Data shows that ELL students perform better when services are brought into their main classroom and their core subject classrooms.  These students have increased academic opportunities when they interact with native English speakers since cooperative learning activities assist in the learning of concept and content.  This important component requires cohesive multifaceted lesson plans that allow all educators and school related professionals to work collaboratively to help ELL students learn the English language.  These educators and school related professionals engage families of ELLs as critical partners and collaborators in supporting their student’s achievements.  

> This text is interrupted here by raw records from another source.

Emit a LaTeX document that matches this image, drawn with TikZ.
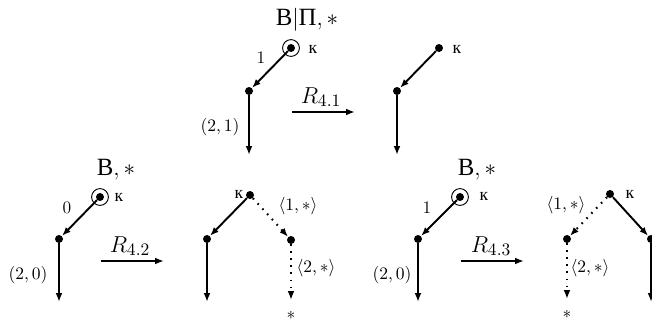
\documentclass[tikz,border=0pt]{standalone}
\usepackage{fontspec}
\newfontfamily\cyr{Liberation Serif}
\usetikzlibrary{arrows.meta}
\begin{document}
\begin{tikzpicture}[x=0.625pt,y=-0.625pt,
 dot/.style={circle,fill,inner sep=0pt,minimum size=5pt},
 ring/.style={circle,draw,line width=0.6pt,inner sep=0pt,minimum size=10.5pt},
 edge/.style={line width=1.2pt,-{Latex[length=5.5pt,width=4.2pt]}},
 dotedge/.style={edge,line width=1.3pt,dash pattern=on 1pt off 3.4pt},
 big/.style={font=\fontsize{15.5}{18}\selectfont,inner sep=0pt},
 lbl/.style={font=\fontsize{11}{13}\selectfont,inner sep=0pt}]
\useasboundingbox (0,0) rectangle (652,322);

% ---- top left
\node[dot] (a) at (291,48) {};
\node[ring] (ar) at (a) {};
\node[dot] (b) at (249,91) {};
\coordinate (be) at (249,155);
\draw[edge] (a) -- (b);
\draw[edge] (b) -- (be);
\node[big] (at) at (307,20) {{\cyr В}$|${\cyr П}$,*$};
\node[lbl] (ak) at (313,49) {\cyr к};
\node[lbl] (a1) at (261,58) {1};
\node[lbl] (b21) at (220,127) {$(2,1)$};
\coordinate (r1s) at (292,112);
\coordinate (r1e) at (355,112);
\draw[edge] (r1s) -- (r1e);
\node[big] (r1) at (321,97) {$R_{4.1}$};

% ---- top right
\node[dot] (c) at (439,48) {};
\node[dot] (d) at (397,91) {};
\coordinate (de) at (397,155);
\draw[edge] (c) -- (d);
\draw[edge] (d) -- (de);
\node[lbl] (ck) at (457,49) {\cyr к};

% ---- bottom 1
\node[dot] (e) at (100,197) {};
\node[ring] (er) at (e) {};
\node[dot] (f) at (59,239) {};
\coordinate (fe) at (59,302);
\draw[edge] (e) -- (f);
\draw[edge] (f) -- (fe);
\node[big] (et) at (116,170) {{\cyr В}$,*$};
\node[lbl] (ek) at (119,197) {\cyr к};
\node[lbl] (e0) at (67,208) {0};
\node[lbl] (f20) at (28,275) {$(2,0)$};
\coordinate (r2s) at (101,261);
\coordinate (r2e) at (164,261);
\draw[edge] (r2s) -- (r2e);
\node[big] (r2) at (130,246) {$R_{4.2}$};

% ---- bottom 2
\node[dot] (g) at (250,195) {};
\node[dot] (h) at (207,239) {};
\coordinate (he) at (207,302);
\node[dot] (i) at (291,240) {};
\coordinate (ie) at (291,300);
\draw[edge] (g) -- (h);
\draw[edge] (h) -- (he);
\draw[dotedge] (g) -- (i);
\draw[dotedge] (i) -- (ie);
\node[lbl] (gk) at (239,194) {\cyr к};
\node[lbl] (gi) at (298,206) {$\langle 1,*\rangle$};
\node[lbl] (ii) at (316,268) {$\langle 2,*\rangle$};
\node[lbl] (is) at (291,315) {$*$};

% ---- bottom 3
\node[dot] (j) at (460,197) {};
\node[ring] (jr) at (j) {};
\node[dot] (k) at (418,239) {};
\coordinate (ke) at (418,302);
\draw[edge] (j) -- (k);
\draw[edge] (k) -- (ke);
\node[big] (jt) at (477,170) {{\cyr В}$,*$};
\node[lbl] (jk) at (484,196) {\cyr к};
\node[lbl] (j1) at (427,208) {1};
\node[lbl] (k20) at (392,275) {$(2,0)$};
\coordinate (r3s) at (461,261);
\coordinate (r3e) at (524,261);
\draw[edge] (r3s) -- (r3e);
\node[big] (r3) at (491,246) {$R_{4.3}$};

% ---- bottom 4
\node[dot] (m) at (610,194) {};
\node[dot] (n) at (651,239) {};
\coordinate (ne) at (651,302);
\node[dot] (o) at (567,239) {};
\coordinate (oe) at (567,299);
\draw[edge] (m) -- (n);
\draw[edge] (n) -- (ne);
\draw[dotedge] (m) -- (o);
\draw[dotedge] (o) -- (oe);
\node[lbl] (mk) at (630,194) {\cyr к};
\node[lbl] (mi) at (566,205) {$\langle 1,*\rangle$};
\node[lbl] (oi) at (590,268) {$\langle 2,*\rangle$};
\node[lbl] (os) at (567,314) {$*$};
\end{tikzpicture}
\end{document}
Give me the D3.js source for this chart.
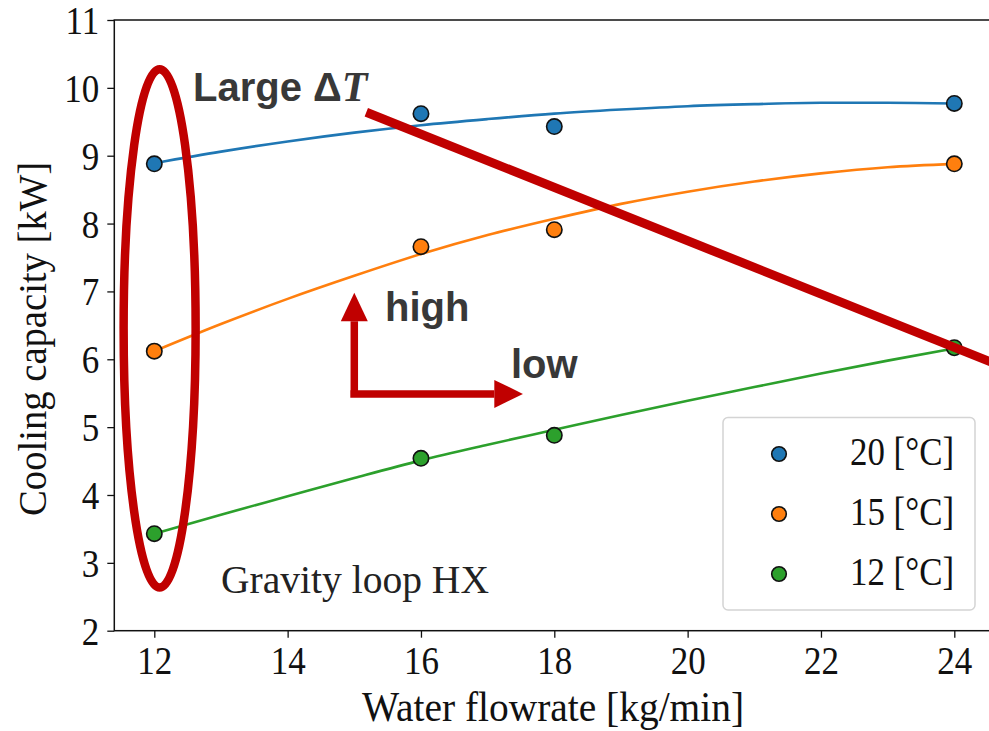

NYSUT supports the critical importance of capacity building for successful family-school engagement with ELLs.  Educators and school related professionals engage families of ELLs as partners and collaborators.  We strongly support the additional professional development requirement in Part 154.  It is essential all educators and school related professionals receive professional development to ensure they are made aware of best practices in educating ELLs and are provided the skills and knowledge to address the needs of ELL students so they may meaningfully engage their families and community.  We believe Teacher Centers should play an instrumental role in providing this needed professional development.  Notwithstanding the great efforts of the Legislature to restore funds to these Centers, a robust increase of funding is necessary to positively impact ELL programs which directly affect classroom instruction and student learning.  NYSUT urges the Legislature to increase funding to the only state-funded vehicle guaranteed to support professional learning in all school districts.

In conclusion, based on the most recent data, statewide ELL student population growth trends are likely to increase for the foreseeable future and we have an obligation to ensure that these students are afforded every opportunity to succeed.  That success starts with providing our school districts with the resources and tools they require to make this happen.

Again, thank you for the opportunity to testify before you today.  I will now turn it over to Evelyn DeJesus, United Federation of Teachers Vice President for Education.